Pup got some kind of bird bone outside and I heard him crunching in the gap between bed and wall. I was trying to reach the bone splinters to get them away from him and my body decided to fall gracefully over the side of the mattress and land me on my head. OW.

I drove to the ER, not worried but just obeying Dr Google, got a CT brain scan (I'm okay, no bleed) and all is well. Just another mortality reminder.

It'll make for a fun addition to the Organ Recitals, though. Milking it for all it's worth, as usual.

hugs
Hops
7
Voicelessness and Emotional Survival Message Board / Re: Anything again
« Last post by Hopalong on May 13, 2026, 02:46:17 PM »
AWESOME!
I remember when you used to talk about nature and its beauty often...so glad you got out in it again. SO healing.

Ditto "hanging with a friend." Hoomins need to rub shoulders with hoomins. I think anxious thinking gets mitigated when social contacts are built into life. Doesn't have to be daily, but regularly.

Yay, you, Hippie!

hugs
Hops
8
Voicelessness and Emotional Survival Message Board / Re: Anything again
« Last post by Dirty Hippy on May 12, 2026, 09:02:20 PM »

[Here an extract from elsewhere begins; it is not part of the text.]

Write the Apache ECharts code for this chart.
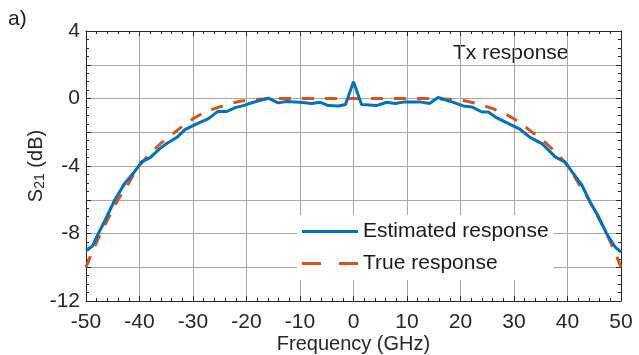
<!DOCTYPE html>
<html><head><meta charset="utf-8">
<script src="https://cdn.jsdelivr.net/npm/echarts@6/dist/echarts.min.js"></script>
<style>html,body{margin:0;padding:0;background:#fff}#c{width:639px;height:355px}</style>
</head><body><div id="c"></div>
<script>
// Estimated response (blue)
const estFreq = [-50,-48.8,-47.7,-46.4,-44.6,-42.7,-41.2,-39.6,-38.0,-36.2,-34.9,-33.0,-31.5,-29.6,-27.1,-25.3,-23.7,-22.1,-20.6,-18.7,-15.9,-14.1,-12.5,-10.0,-7.8,-6.3,-4.7,-2.8,-1.5,0,1.5,4.3,6.2,7.8,9.6,12.4,14.2,15.8,18.0,20.5,22.1,24.0,25.2,26.8,28.6,31.1,33.0,35.2,37.7,39.5,41.1,42.7,44.2,45.8,47.3,48.9,50];
const estS21 = [-9.0,-8.75,-8.0,-7.2,-6.0,-5.0,-4.45,-3.76,-3.5,-2.97,-2.67,-2.3,-1.84,-1.55,-1.19,-0.75,-0.77,-0.54,-0.42,-0.22,0.02,-0.26,-0.18,-0.22,-0.3,-0.22,-0.42,-0.44,-0.36,1.0,-0.36,-0.42,-0.22,-0.3,-0.2,-0.2,-0.3,0.06,-0.16,-0.44,-0.5,-0.8,-0.8,-1.15,-1.43,-1.82,-2.3,-2.67,-3.46,-3.76,-4.45,-5.14,-6.13,-7.0,-8.0,-8.8,-9.1];
// True response (orange dashed)
const trueFreq = [-50,-49,-48,-47,-46,-45,-44,-43,-42,-41,-40,-39,-38,-37,-36,-35,-34,-33,-32,-31,-30,-29,-28,-27,-26,-25,-24,-23,-22,-21,-20,-18,-16,-14,0,14,16,18,20,21,22,23,24,25,26,27,28,29,30,31,32,33,34,35,36,37,38,39,40,41,42,43,44,45,46,47,48,49,50];
const trueS21 = [-10.0,-9.2,-8.5,-7.8,-7.2,-6.6,-6.0,-5.5,-5.0,-4.45,-3.95,-3.6,-3.25,-2.95,-2.65,-2.4,-2.15,-1.9,-1.65,-1.42,-1.2,-1.02,-0.85,-0.72,-0.6,-0.5,-0.4,-0.3,-0.22,-0.15,-0.1,-0.05,-0.02,0,0,0,-0.02,-0.05,-0.1,-0.15,-0.22,-0.3,-0.4,-0.5,-0.6,-0.72,-0.85,-1.02,-1.2,-1.42,-1.65,-1.9,-2.15,-2.4,-2.65,-2.95,-3.25,-3.6,-3.95,-4.45,-5.0,-5.5,-6.0,-6.6,-7.2,-7.8,-8.5,-9.2,-10.0];
const yLabels = [4,0,-4,-8,-12];

const FONT = 'Liberation Sans, Arial, sans-serif';
const AX = '#262626', GRID = '#a8a8a8';
const chart = echarts.init(document.getElementById('c'));
const zip = (a,b)=>a.map((v,i)=>[v,b[i]]);
const baseX = {type:'value',min:-50,max:50,interval:10};
const baseY = {type:'value',min:-12,max:4,interval:2};
chart.setOption({
  animation:false,
  textStyle:{fontFamily:FONT},
  grid:{left:86,right:18,top:31,bottom:54,containLabel:false,outerBoundsMode:'none'},
  xAxis:[
    Object.assign({},baseX,{position:'bottom',name:'Frequency (GHz)',nameLocation:'middle',nameGap:33,nameMoveOverlap:false,
      nameTextStyle:{fontSize:20,color:'#262626',fontFamily:FONT},
      axisLine:{onZero:false,lineStyle:{color:AX}},
      axisTick:{inside:true,length:5,lineStyle:{color:AX}},
      minorTick:{show:true,splitNumber:5,length:3,lineStyle:{color:AX}},
      axisLabel:{fontSize:21,color:'#262626',margin:11,fontFamily:FONT},
      splitLine:{show:true,lineStyle:{color:GRID,width:1}}}),
    Object.assign({},baseX,{position:'top',
      axisLine:{onZero:false,lineStyle:{color:AX}},
      axisTick:{inside:true,length:5,lineStyle:{color:AX}},
      minorTick:{show:true,splitNumber:5,length:3,lineStyle:{color:AX}},
      axisLabel:{show:false},splitLine:{show:false}})
  ],
  yAxis:[
    Object.assign({},baseY,{position:'left',name:'S{s|21} (dB)',nameLocation:'middle',nameGap:39,nameRotate:90,nameMoveOverlap:false,
      nameTextStyle:{fontSize:20,color:'#262626',fontFamily:FONT,rich:{s:{fontSize:14,verticalAlign:'bottom',padding:[8,0,0,0],color:'#262626',fontFamily:FONT}}},
      axisLine:{onZero:false,lineStyle:{color:AX}},
      axisTick:{inside:true,length:5,lineStyle:{color:AX}},
      minorTick:{show:true,splitNumber:4,length:3,lineStyle:{color:AX}},
      axisLabel:{fontSize:21,color:'#262626',margin:6,fontFamily:FONT,
        formatter:v=>yLabels.indexOf(v)>=0?String(v):''},
      splitLine:{show:true,lineStyle:{color:GRID,width:1}}}),
    Object.assign({},baseY,{position:'right',
      axisLine:{onZero:false,lineStyle:{color:AX}},
      axisTick:{inside:true,length:5,lineStyle:{color:AX}},
      minorTick:{show:true,splitNumber:4,length:3,lineStyle:{color:AX}},
      axisLabel:{show:false},splitLine:{show:false}})
  ],
  legend:{
    left:297,top:215,orient:'vertical',backgroundColor:'#fff',padding:[6,5,6,5],
    itemWidth:56,itemHeight:3,itemGap:11,
    textStyle:{fontSize:21,color:'#1a1a1a',lineHeight:20,fontFamily:FONT},
    data:[
      {name:'Estimated response',icon:'rect',itemStyle:{color:'#0072BD'}},
      {name:'True response',icon:'path://M0,0h19v3h-19z M37,0h19v3h-19z',itemStyle:{color:'#D95319'}}
    ]
  },
  graphic:[
    {type:'text',left:8,top:9,style:{text:'a)',font:'21px '+FONT,fill:'#1a1a1a'}},
    {type:'text',left:453,top:43,style:{text:'Tx response',font:'21px '+FONT,fill:'#1a1a1a'}}
  ],
  series:[
    {name:'True response',type:'line',data:zip(trueFreq,trueS21),showSymbol:false,symbol:'none',
      lineStyle:{color:'#D95319',width:3,type:[12,11]},itemStyle:{color:'#D95319'},z:2},
    {name:'Estimated response',type:'line',data:zip(estFreq,estS21),showSymbol:false,symbol:'none',
      lineStyle:{color:'#0072BD',width:3},itemStyle:{color:'#0072BD'},z:3}
  ]
});
</script></body></html>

Went hiking with new friend... it was really nice. Was worth all the effort. Felt like a very long day.
9
Voicelessness and Emotional Survival Message Board / Re: Anything again
« Last post by Dirty Hippy on May 12, 2026, 10:43:17 AM »

-- Waking up here

-- I am going to meet a friend and I am feeling stressed about it -- going to meet them and then they are going to drive -- control freak part of me I guess is stressing about stuff like -- what if something happens -- what if I get stranded -- I hope I am not turning into a paranoid narcissist --

-- I think it's going to be a hot day here

-- I don't need to over plan this day but my brain wants to overplan it.

-- I should just take a shower -- water load before I leave so that I am pre hydrated and just give up on the rest

-- I feel tired I think I didn't sleep well

I feel I should not be hanging out with a friend but I've found that I am not being particularly productive recently.

If I say to myself go sit in cafe and work on stuff -- I sit there kinda space out and don't work on stuff.

clearly I need to do something different because my soul is registering my current attempts at being productive as fruitless --- Do A -- Get B - Failure and bad experience

Do C -- and get D mystery outcome idk

Anyhow I do think the therapist has kind of helped me see that I've got a lot of layers of stress "trauma" piling on like a layer cake. -- a series of just too many things not going well but then of course I feel like it's a weakness in me which causes stuff to go very badly anyhow I need to go into departure mode.
10
Voicelessness and Emotional Survival Message Board / Re: Anything again
« Last post by Dirty Hippy on May 12, 2026, 10:34:29 AM »

And......in 100 years, what will it matter?